As a more general piece of advice (you’ve already gotten GREAT advice on the Volvo), try to get a car 1996 or newer. That’s the year that OBD-II (the standard for monitoring some car problems by computer) became required. '96 and newer cars are easier to diagnose than older cars. Also, if you have to get it inspected every year, OBD-II cars are easier to do, at least here in Dallas. Older cars have to use special equipment, some shops don’t have it.

No. Listen to the advice.

Yea, it doesn’t look worth it. Thank you for the advice.

As a student living with your parents, a cheap and reliable econobox is what you need. A Volvo is about the LEAST desirable car for you. Please bring yourself up to date and realize that a lowly Toyota Yaris will give longer and better service than any Volvo.

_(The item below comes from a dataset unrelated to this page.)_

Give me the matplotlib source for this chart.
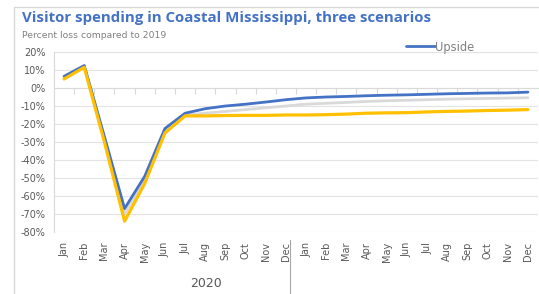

I would look at a Hyundai Accent, Mazda Protege, Yaris/Echo, or even a Chevy Cobalt. All these are relaible enough as a student’s car and relatively cheap to fix if anything goes wrong. And Volvos no longer are significantly safer; all cars are safe these days.

A broken blower fan is a hazard. The defroster needs to work to operate safely.

Lastly a car with working AC is much better at keeping a clear windshield especially in the summer. Otherwise you have to use the heat.

Look for a Chevy Cavalier. You should find a 2003 LS sedan with auto transmission and around 100,000 miles for less than $3000. This is a private sale, and that appears to be what you are looking at. Add about $1000 for a dealer sale. A 2003 Ford Focus LX or LX Premium will be similarly priced. And they won’t be nearly as expensive to fix as a Volvo will. The price of parts doesn’t go down as old luxury cars age. Parts for a Cavalier or Focus will be low forever.

“1995 Volvo 960: Good first car?”

I have only 4 words, Hell No & Money Pit. For all the reasons mentioned above.

it might be a good buy at $250, but not $2500

The only redeeming feature of an old large Volvo is that it will protect you pretty well if you run into anything. I had two friends that owner older Volvo’s and they both carried shop manuals in the car because it wasn’t an issue of if they were going to break down, just where and when.

Agree with every one on the 960. Now a 240 is another animal, those things are tanks.

Any 17 year old car is a roll of the dice. Having a thorough inspection performed pre-purchase can improve your odds a bit but even that is no guarantee of a problem-free car.

I don’t have a problem with a '95 Volvo but would have a problem with a Volvo with a shaky history, non-working A/C, and soot in the tailpipe. With patience and footwork you should be able to find a much better car for that kind of money.